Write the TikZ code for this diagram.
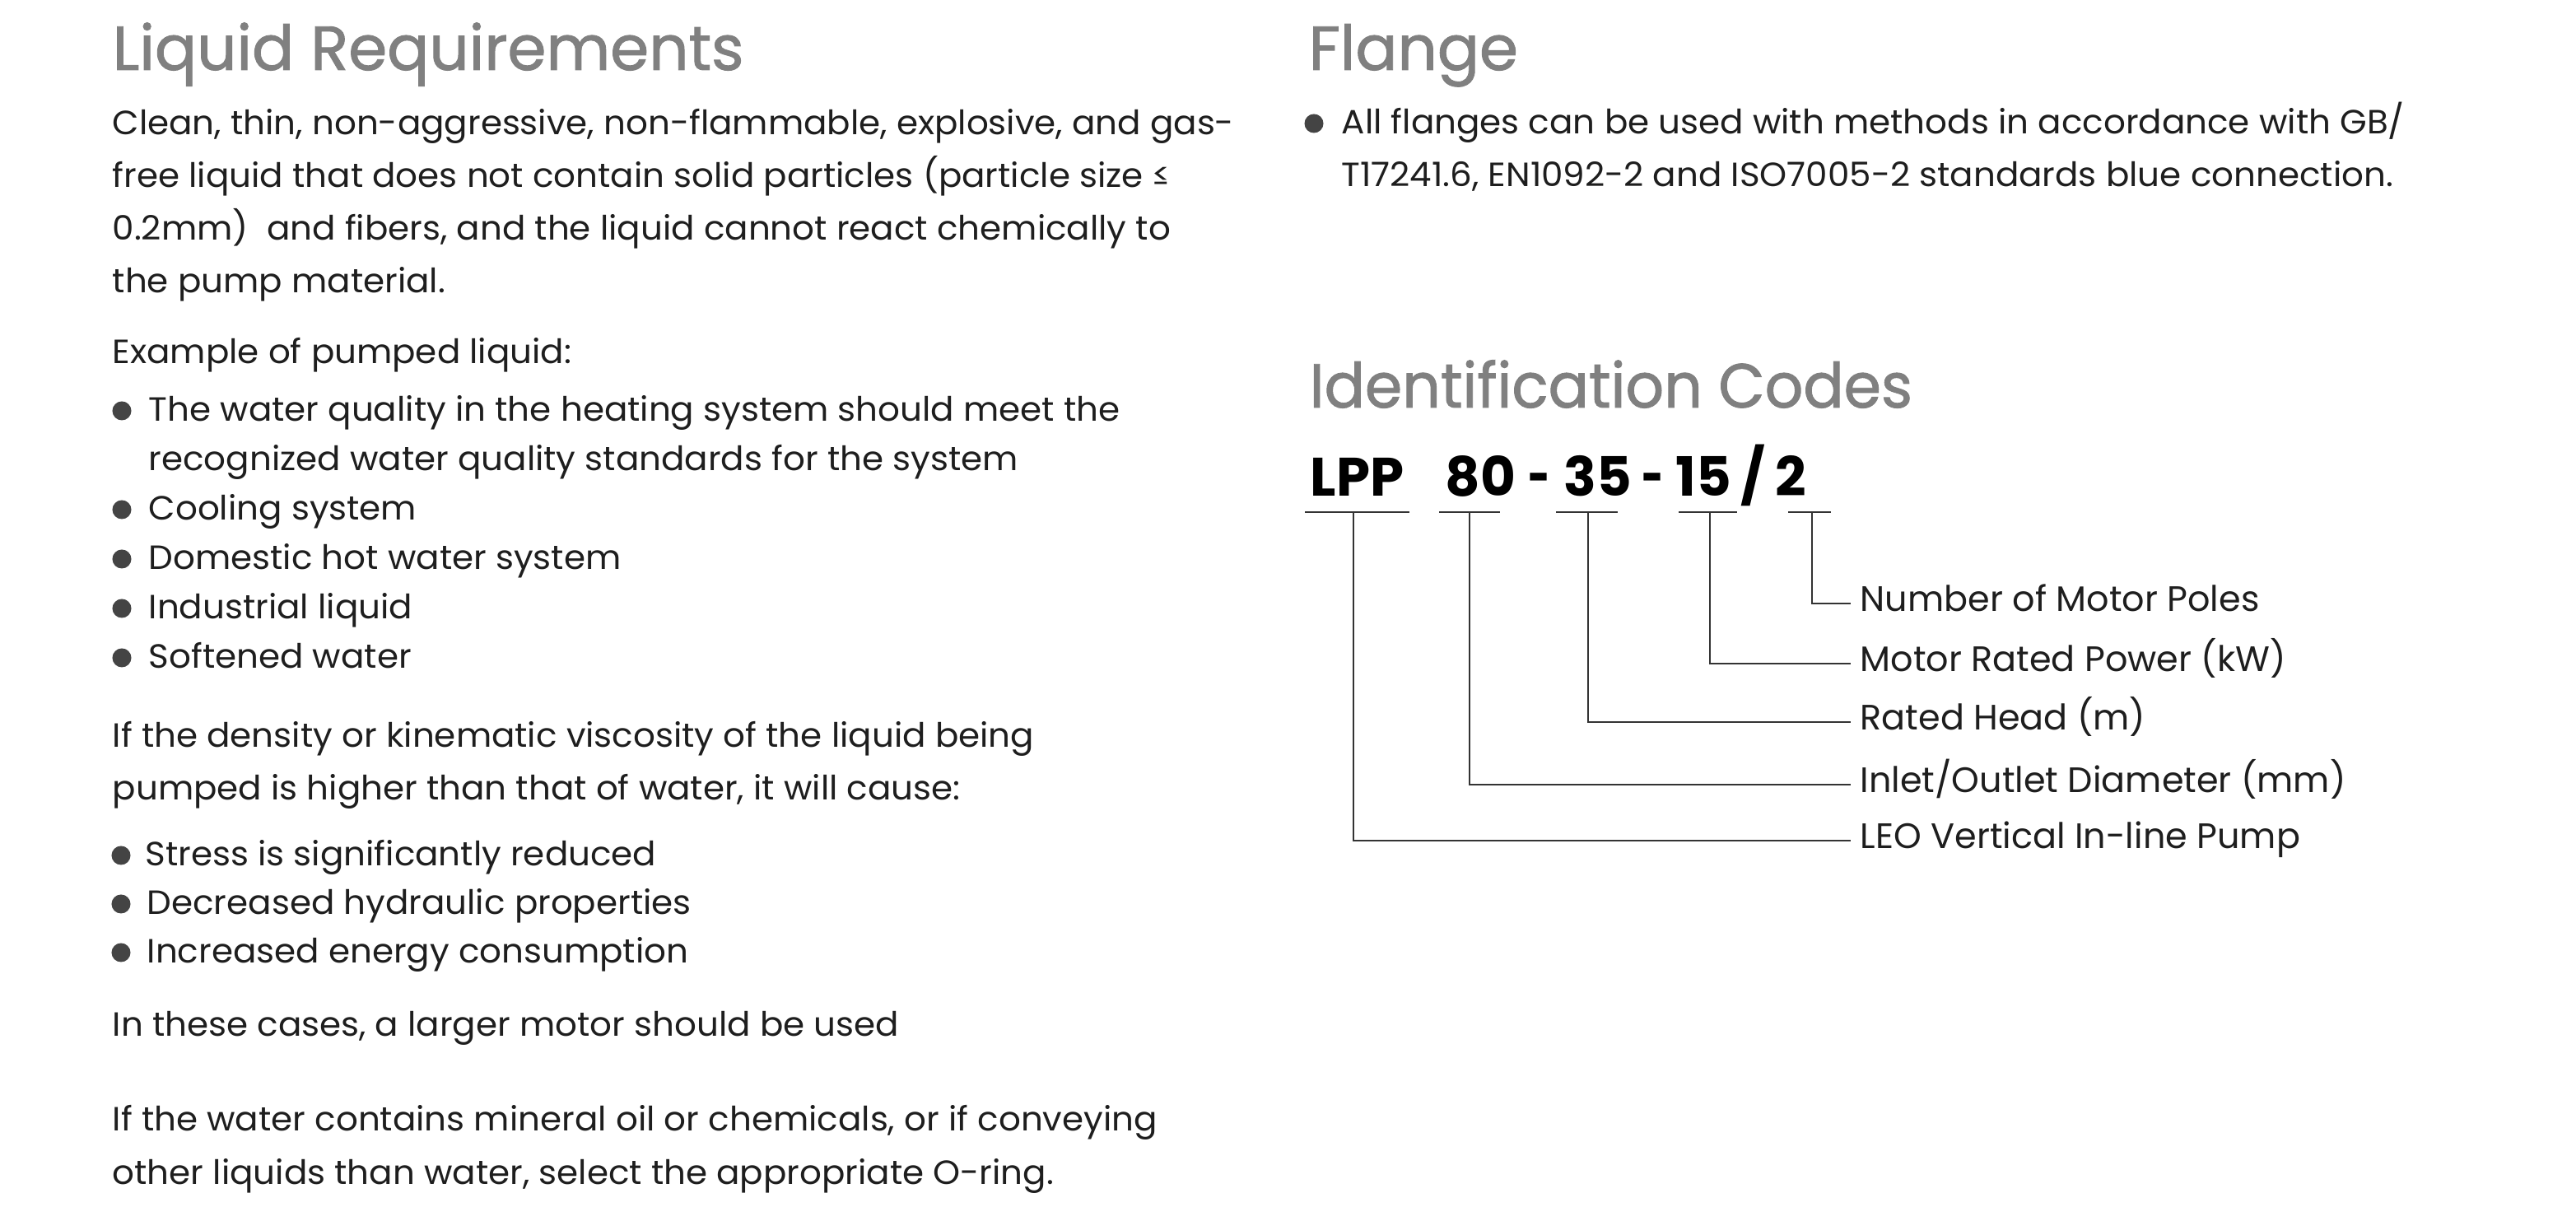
\documentclass[tikz,border=0pt]{standalone}
\usepackage{fontspec}
\setmainfont{Poppins}[FakeStretch=1.03]
\newfontfamily\plainfont{Poppins}
\newfontfamily\dashfont[FakeStretch=0.7]{Poppins}
\newfontfamily\headfont[FakeBold=1.2]{Poppins}
\newfontfamily\headnarrow[FakeBold=1.2,FakeStretch=0.965]{Poppins}
\definecolor{headgray}{HTML}{808080}
\definecolor{txtblack}{HTML}{1E1E1E}
\definecolor{dotgray}{HTML}{444444}
\definecolor{linegray}{HTML}{333333}

\begin{document}
\begin{tikzpicture}[x=0.01cm, y=-0.01cm,
    every node/.style={inner sep=0pt, anchor=base west},
    head/.style={font=\headfont\fontsize{21.5}{26}\selectfont, text=headgray},
    body/.style={font=\fontsize{11.6}{14}\selectfont, text=txtblack},
    dot/.style={circle, fill=dotgray, minimum size=0.23cm, anchor=center},
    code/.style={font=\plainfont\bfseries\fontsize{18.7}{22}\selectfont, text=black},
    codedash/.style={font=\dashfont\bfseries\fontsize{18.7}{22}\selectfont, text=black},
    lbl/.style={font=\plainfont\fontsize{12.2}{15}\selectfont, text=txtblack, anchor=mid west, inner xsep=0.11cm},
    link/.style={draw=linegray, line width=0.65pt}]

  \fill[white] (0,0) rectangle (3129,1483);
  \useasboundingbox (0,0) rectangle (3129,1483);

  % left column
  \node[head] (hLiquid) at (136,85) {Liquid Requirements};
  \node[body] (p1) at (136,164) {Clean, thin, non-aggressive, non-flammable, explosive, and gas-};
  \node[body] (p2) at (136,228) {free liquid that does not contain solid particles (particle size ≤};
  \node[body] (p3) at (136,292) {0.2mm)\ \ and fibers, and the liquid cannot react chemically to};
  \node[body] (p4) at (136,356) {the pump material.};
  \node[body] (ex) at (136,442) {Example of pumped liquid:};

  \node[dot] (d1) at (148,499) {};
  \node[body] (b1) at (180,512) {The water quality in the heating system should meet the};
  \node[body] (b1b) at (180,572) {recognized water quality standards for the system};
  \node[dot] (d2) at (148,619) {};
  \node[body] (b2) at (180,632) {Cooling system};
  \node[dot] (d3) at (148,679) {};
  \node[body] (b3) at (180,692) {Domestic hot water system};
  \node[dot] (d4) at (148,739) {};
  \node[body] (b4) at (180,752) {Industrial liquid};
  \node[dot] (d5) at (148,799) {};
  \node[body] (b5) at (180,812) {Softened water};

  \node[body] (q1) at (136,908) {If the density or kinematic viscosity of the liquid being};
  \node[body] (q2) at (136,972) {pumped is higher than that of water, it will cause:};

  \node[dot] (e1) at (147,1039) {};
  \node[body] (c1) at (176,1052) {Stress is significantly reduced};
  \node[dot] (e2) at (147,1098) {};
  \node[body] (c2) at (178,1111) {Decreased hydraulic properties};
  \node[dot] (e3) at (147,1157) {};
  \node[body] (c3) at (178,1170) {Increased energy consumption};

  \node[body] (r1) at (136,1259) {In these cases, a larger motor should be used};
  \node[body] (s1) at (136,1374) {If the water contains mineral oil or chemicals, or if conveying};
  \node[body] (s2) at (136,1439) {other liquids than water, select the appropriate O-ring.};

  % flange
  \node[head] (hFlange) at (1589,85) {Flange};
  \node[dot] (f0) at (1596,150) {};
  \node[body] (f1) at (1629,163) {All flanges can be used with methods in accordance with GB/};
  \node[body] (f2) at (1629,227) {T17241.6, EN1092-2 and ISO7005-2 standards blue connection.};

  % identification codes
  \node[head, font=\headnarrow\fontsize{21.5}{26}\selectfont] (hCodes) at (1590,495) {Identification Codes};
  \node[code] (cLPP) at (1591,603) {LPP};
  \node[code] (c80) at (1755,603) {80};
  \node[codedash] (cdashA) at (1856,603) {-};
  \node[code] (c35) at (1899,603) {35};
  \node[codedash] (cdashB) at (1994,603) {-};
  \node[code] (c15) at (2035,603) {15};
  \node[code] (cslash) at (2114,603) {/};
  \node[code] (c2) at (2156,603) {2};

  \coordinate (tLPP) at (1644,622);
  \coordinate (t80) at (1785,622);
  \coordinate (t35) at (1929,622);
  \coordinate (t15) at (2077,622);
  \coordinate (t2) at (2201,622);

  \node[lbl] (lPoles) at (2248,733) {Number of Motor Poles};
  \node[lbl] (lPower) at (2248,806) {Motor Rated Power (kW)};
  \node[lbl] (lHead) at (2248,877) {Rated Head (m)};
  \node[lbl] (lDiam) at (2248,953) {Inlet/Outlet Diameter (mm)};
  \node[lbl] (lType) at (2248,1021) {LEO Vertical In-line Pump};

  % underlines
  \draw[link] (tLPP) ++(-59,0) -- ++(127,0);
  \draw[link] (t80) ++(-37,0) -- ++(74,0);
  \draw[link] (t35) ++(-39,0) -- ++(75,0);
  \draw[link] (t15) ++(-38,0) -- ++(71,0);
  \draw[link] (t2) ++(-29,0) -- ++(52,0);

  % leaders
  \draw[link] (t2) |- (lPoles.mid west);
  \draw[link] (t15) |- (lPower.mid west);
  \draw[link] (t35) |- (lHead.mid west);
  \draw[link] (t80) |- (lDiam.mid west);
  \draw[link] (tLPP) |- (lType.mid west);
\end{tikzpicture}
\end{document}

------------------------------------------------------------------------

> STATED TASK: Reproduce the material word for word. Any pictures should be left out of the copy.

> EXERCISE RESPONSE:
Write the TikZ code for this diagram.
\documentclass[tikz,border=0pt]{standalone}
\usepackage{fontspec}
\setmainfont{Poppins}[FakeStretch=1.03]
\newfontfamily\plainfont{Poppins}
\newfontfamily\dashfont[FakeStretch=0.7]{Poppins}
\newfontfamily\headfont[FakeBold=1.2]{Poppins}
\newfontfamily\headnarrow[FakeBold=1.2,FakeStretch=0.965]{Poppins}
\definecolor{headgray}{HTML}{808080}
\definecolor{txtblack}{HTML}{1E1E1E}
\definecolor{dotgray}{HTML}{444444}
\definecolor{linegray}{HTML}{333333}

\begin{document}
\begin{tikzpicture}[x=0.01cm, y=-0.01cm,
    every node/.style={inner sep=0pt, anchor=base west},
    head/.style={font=\headfont\fontsize{21.5}{26}\selectfont, text=headgray},
    body/.style={font=\fontsize{11.6}{14}\selectfont, text=txtblack},
    dot/.style={circle, fill=dotgray, minimum size=0.23cm, anchor=center},
    code/.style={font=\plainfont\bfseries\fontsize{18.7}{22}\selectfont, text=black},
    codedash/.style={font=\dashfont\bfseries\fontsize{18.7}{22}\selectfont, text=black},
    lbl/.style={font=\plainfont\fontsize{12.2}{15}\selectfont, text=txtblack, anchor=mid west, inner xsep=0.11cm},
    link/.style={draw=linegray, line width=0.65pt}]

  \fill[white] (0,0) rectangle (3129,1483);
  \useasboundingbox (0,0) rectangle (3129,1483);

  % left column
  \node[head] (hLiquid) at (136,85) {Liquid Requirements};
  \node[body] (p1) at (136,164) {Clean, thin, non-aggressive, non-flammable, explosive, and gas-};
  \node[body] (p2) at (136,228) {free liquid that does not contain solid particles (particle size ≤};
  \node[body] (p3) at (136,292) {0.2mm)\ \ and fibers, and the liquid cannot react chemically to};
  \node[body] (p4) at (136,356) {the pump material.};
  \node[body] (ex) at (136,442) {Example of pumped liquid:};

  \node[dot] (d1) at (148,499) {};
  \node[body] (b1) at (180,512) {The water quality in the heating system should meet the};
  \node[body] (b1b) at (180,572) {recognized water quality standards for the system};
  \node[dot] (d2) at (148,619) {};
  \node[body] (b2) at (180,632) {Cooling system};
  \node[dot] (d3) at (148,679) {};
  \node[body] (b3) at (180,692) {Domestic hot water system};
  \node[dot] (d4) at (148,739) {};
  \node[body] (b4) at (180,752) {Industrial liquid};
  \node[dot] (d5) at (148,799) {};
  \node[body] (b5) at (180,812) {Softened water};

  \node[body] (q1) at (136,908) {If the density or kinematic viscosity of the liquid being};
  \node[body] (q2) at (136,972) {pumped is higher than that of water, it will cause:};

  \node[dot] (e1) at (147,1039) {};
  \node[body] (c1) at (176,1052) {Stress is significantly reduced};
  \node[dot] (e2) at (147,1098) {};
  \node[body] (c2) at (178,1111) {Decreased hydraulic properties};
  \node[dot] (e3) at (147,1157) {};
  \node[body] (c3) at (178,1170) {Increased energy consumption};

  \node[body] (r1) at (136,1259) {In these cases, a larger motor should be used};
  \node[body] (s1) at (136,1374) {If the water contains mineral oil or chemicals, or if conveying};
  \node[body] (s2) at (136,1439) {other liquids than water, select the appropriate O-ring.};

  % flange
  \node[head] (hFlange) at (1589,85) {Flange};
  \node[dot] (f0) at (1596,150) {};
  \node[body] (f1) at (1629,163) {All flanges can be used with methods in accordance with GB/};
  \node[body] (f2) at (1629,227) {T17241.6, EN1092-2 and ISO7005-2 standards blue connection.};

  % identification codes
  \node[head, font=\headnarrow\fontsize{21.5}{26}\selectfont] (hCodes) at (1590,495) {Identification Codes};
  \node[code] (cLPP) at (1591,603) {LPP};
  \node[code] (c80) at (1755,603) {80};
  \node[codedash] (cdashA) at (1856,603) {-};
  \node[code] (c35) at (1899,603) {35};
  \node[codedash] (cdashB) at (1994,603) {-};
  \node[code] (c15) at (2035,603) {15};
  \node[code] (cslash) at (2114,603) {/};
  \node[code] (c2) at (2156,603) {2};

  \coordinate (tLPP) at (1644,622);
  \coordinate (t80) at (1785,622);
  \coordinate (t35) at (1929,622);
  \coordinate (t15) at (2077,622);
  \coordinate (t2) at (2201,622);

  \node[lbl] (lPoles) at (2248,733) {Number of Motor Poles};
  \node[lbl] (lPower) at (2248,806) {Motor Rated Power (kW)};
  \node[lbl] (lHead) at (2248,877) {Rated Head (m)};
  \node[lbl] (lDiam) at (2248,953) {Inlet/Outlet Diameter (mm)};
  \node[lbl] (lType) at (2248,1021) {LEO Vertical In-line Pump};

  % underlines
  \draw[link] (tLPP) ++(-59,0) -- ++(127,0);
  \draw[link] (t80) ++(-37,0) -- ++(74,0);
  \draw[link] (t35) ++(-39,0) -- ++(75,0);
  \draw[link] (t15) ++(-38,0) -- ++(71,0);
  \draw[link] (t2) ++(-29,0) -- ++(52,0);

  % leaders
  \draw[link] (t2) |- (lPoles.mid west);
  \draw[link] (t15) |- (lPower.mid west);
  \draw[link] (t35) |- (lHead.mid west);
  \draw[link] (t80) |- (lDiam.mid west);
  \draw[link] (tLPP) |- (lType.mid west);
\end{tikzpicture}
\end{document}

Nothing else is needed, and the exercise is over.